Konner Horton

Using the OpenAI API

2024-06-02

Recently I decided to figure out how I can use a large language model to read engineering and construction documents. There is a lot for me to learn since I know nothing. But, with the magic of the internet, I am overly confident that I can achieve something useful.

I am starting with a OpenAI cookbook on “Question Answering Using Embeddings”, this will be my first guide.

The Goal:

Build a tool that uses the OpenAI API to analysis large amounts of text from a project and answer questions. Preferably this tool returns not only the answer, but a list of locations within the documents where the answer can be found.
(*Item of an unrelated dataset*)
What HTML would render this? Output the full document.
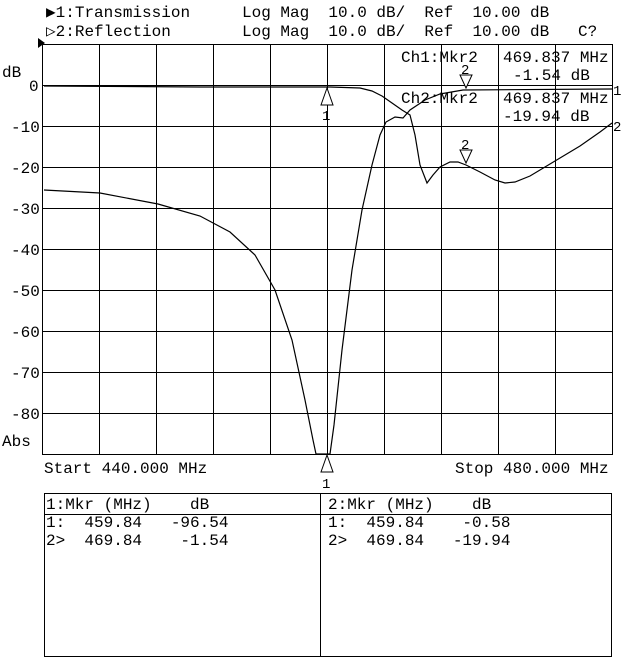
<!DOCTYPE html>
<html><head><style>
html,body{margin:0;padding:0;background:#fff}
svg{display:block}
text{font-family:"Liberation Mono","DejaVu Sans Mono",monospace;font-size:16px;fill:#000;white-space:pre}
</style></head><body>
<svg width="640" height="659" viewBox="0 0 640 659" xmlns="http://www.w3.org/2000/svg" xml:space="preserve">
<rect width="640" height="659" fill="#fff"/>
<text x="46" y="17">▶1:Transmission</text>
<text x="242" y="17">Log Mag  10.0 dB/  Ref  10.00 dB</text>
<text x="46" y="36">▷2:Reflection</text>
<text x="242" y="36">Log Mag  10.0 dB/  Ref  10.00 dB   C?</text>
<polygon points="38,38 45,43 38,48" fill="#000"/>
<g stroke="#000" stroke-width="1" fill="none">
<rect x="42.5" y="44.5" width="570" height="410"/>
<path d="M99.5 44V455M156.5 44V455M213.5 44V455M270.5 44V455M327.5 44V455M384.5 44V455M441.5 44V455M498.5 44V455M555.5 44V455"/>
<path d="M42 85.5H612M42 126.5H612M42 167.5H612M42 208.5H612M42 249.5H612M42 290.5H612M42 331.5H612M42 372.5H612M42 413.5H612"/>
</g>
<text x="2" y="77">dB</text>
<text x="29" y="91">0</text>
<text x="11" y="132">-10</text>
<text x="11" y="173">-20</text>
<text x="11" y="214">-30</text>
<text x="11" y="255">-40</text>
<text x="11" y="296">-50</text>
<text x="11" y="337">-60</text>
<text x="11" y="378">-70</text>
<text x="11" y="419">-80</text>
<text x="2" y="446">Abs</text>
<text x="401" y="62">Ch1:Mkr2</text>
<text x="503" y="62">469.837 MHz</text>
<text x="513" y="80">-1.54 dB</text>
<text x="401" y="103">Ch2:Mkr2</text>
<text x="503" y="103">469.837 MHz</text>
<text x="503" y="121">-19.94 dB</text>
<g stroke="#000" stroke-width="1.2" fill="none">
<polyline points="44,190 100,193 158,204 200,216 230,232 255,255 275,290 292,340 305,400 313,440 316,454 330,454 334,425 342,350 352,270 362,210 372,165 380,135 386,122 395,117 403,118 410,110 425,100 440,94 463,90 612,89"/>
<polyline points="44,86 200,87 330,87 360,88 372,91 382,96 392,103 402,110 410,115 415,135 420,165 427,183 433,175 440,167 450,162 458,162 466,165 480,172 495,180 505,183 515,182 530,176 555,161 580,146 600,132 612,123"/>
</g>
<text x="613" y="95" style="font-size:14px">1</text>
<text x="613" y="131" style="font-size:14px">2</text>
<g stroke="#000" fill="#fff" stroke-width="1">
<polygon points="327,88 321,105 333,105"/>
<polygon points="327,455 321,472 333,472"/>
<polygon points="460,75 472,75 466,88"/>
<polygon points="460,150 472,150 466,163"/>
</g>
<text x="322" y="120" style="font-size:14px">1</text>
<text x="322" y="488" style="font-size:14px">1</text>
<text x="461" y="74" style="font-size:14px">2</text>
<text x="461" y="149" style="font-size:14px">2</text>
<text x="44" y="473">Start 440.000 MHz</text>
<text x="455" y="473">Stop 480.000 MHz</text>
<g stroke="#000" fill="none">
<rect x="44.5" y="493.5" width="567" height="163"/>
<path d="M44 514.5H612M320.5 493V657"/>
</g>
<text x="46" y="509">1:Mkr (MHz)    dB</text>
<text x="46" y="527">1:  459.84   -96.54</text>
<text x="46" y="545">2&gt;  469.84    -1.54</text>
<text x="328" y="509">2:Mkr (MHz)    dB</text>
<text x="328" y="527">1:  459.84    -0.58</text>
<text x="328" y="545">2&gt;  469.84   -19.94</text>
</svg>
</body></html>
Some potential road blocks (and things to learn)

Hofstadter’s Law

This will almost certainly follow Hofstadter’s Law, so I’ll try to be patient.

PDF Parsing

Parsing the pdf’s systematically in order to meaningfully reference information sources will require breaking the text into chunks that are related. Initially, I will try to do this on a document heading basis (i.e. from the table of contents). However, reports are written by different groups so they will be formatted differently. Even those written by the same person may have inconsistent formatting. Executing this programmatically without thousands of special cases / exceptions might be nearly impossible in a reasonable amount of time.

Source Referencing

Assuming I can parse the pdf’s meaningfully, I’ll then need to figure out a system to reference text chunks (and their locations). I have some ideas on this, and think it will be significantly easier than parsing, but we’ll see how delusional I am.

Vector Databases

The shear mass of data might decrease the speed significantly. To solve this, I think I will need to learn about vector databases.

Security

The information in the pdf’s will likely be confidential. Therefore, using OpenAI could be problematic since I am pretty sure whatever I feed their API they will likely hold on to. So, I will need to find a more secure solution. At the start, I will use publicly available work (probably mostly from US government guidance documents). But I will eventually need to figure out how to (I think) store and use the model locally, so the information doesn’t get out into the wild. I think this will mean selecting a new model. Since the bulk of the work will be in preparing content to use in the model (see pdf parsing), it’s not critical to nail down my selection just yet.